Abstract

This paper presents a case study that examines the importance of the international 'fair trade' market in honey and beeswax from western Tanzania. Ethnographic research was carried out with producer members of an association known as the 'Tabora Beekeepers Cooperative Society Ltd'. Based on this data, the author examines producer decision-making in relation to market options for produce - local, regional and international. One of the fundamental concepts underlying the notion of 'fair trade' is that producers can gain a high price for goods that they have produced on terms favourable to themselves.
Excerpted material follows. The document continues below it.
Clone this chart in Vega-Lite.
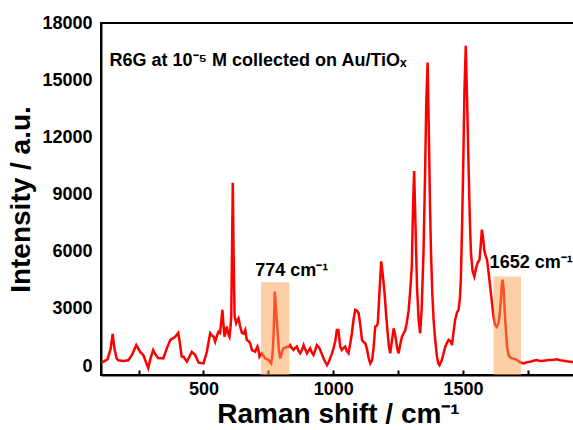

It is argued that fair or alternative trade retail outlets in Europe enable consumers to buy goods believing that the goods have been produced and sold in ways that are in keeping with their desire to promote global relations of justice, equity and development; by buying goods in this way consumption is embued with new meanings. However, based on the example of the Tanzanian beekeeper's cooperative, it is argued that the concept of 'fair' may be meaningless for producers, having been taken out of context; what is most important is that beekeepers have an international market for their produce, enabling them to achieve various ends in life, potentially fair trading may assist them to do this in ways more favourable than provided by other international markets. The case study demonstrates that a commodity like honey can be a vehicle around which development can be constructed in new ways. Honey and wax embody a multiplicity of values and become mediums that allow diverse individual actors to perform different roles in the fair trade network. But fair trade does not provide an alternative to the globalising tendencies of development and to modernisation per se.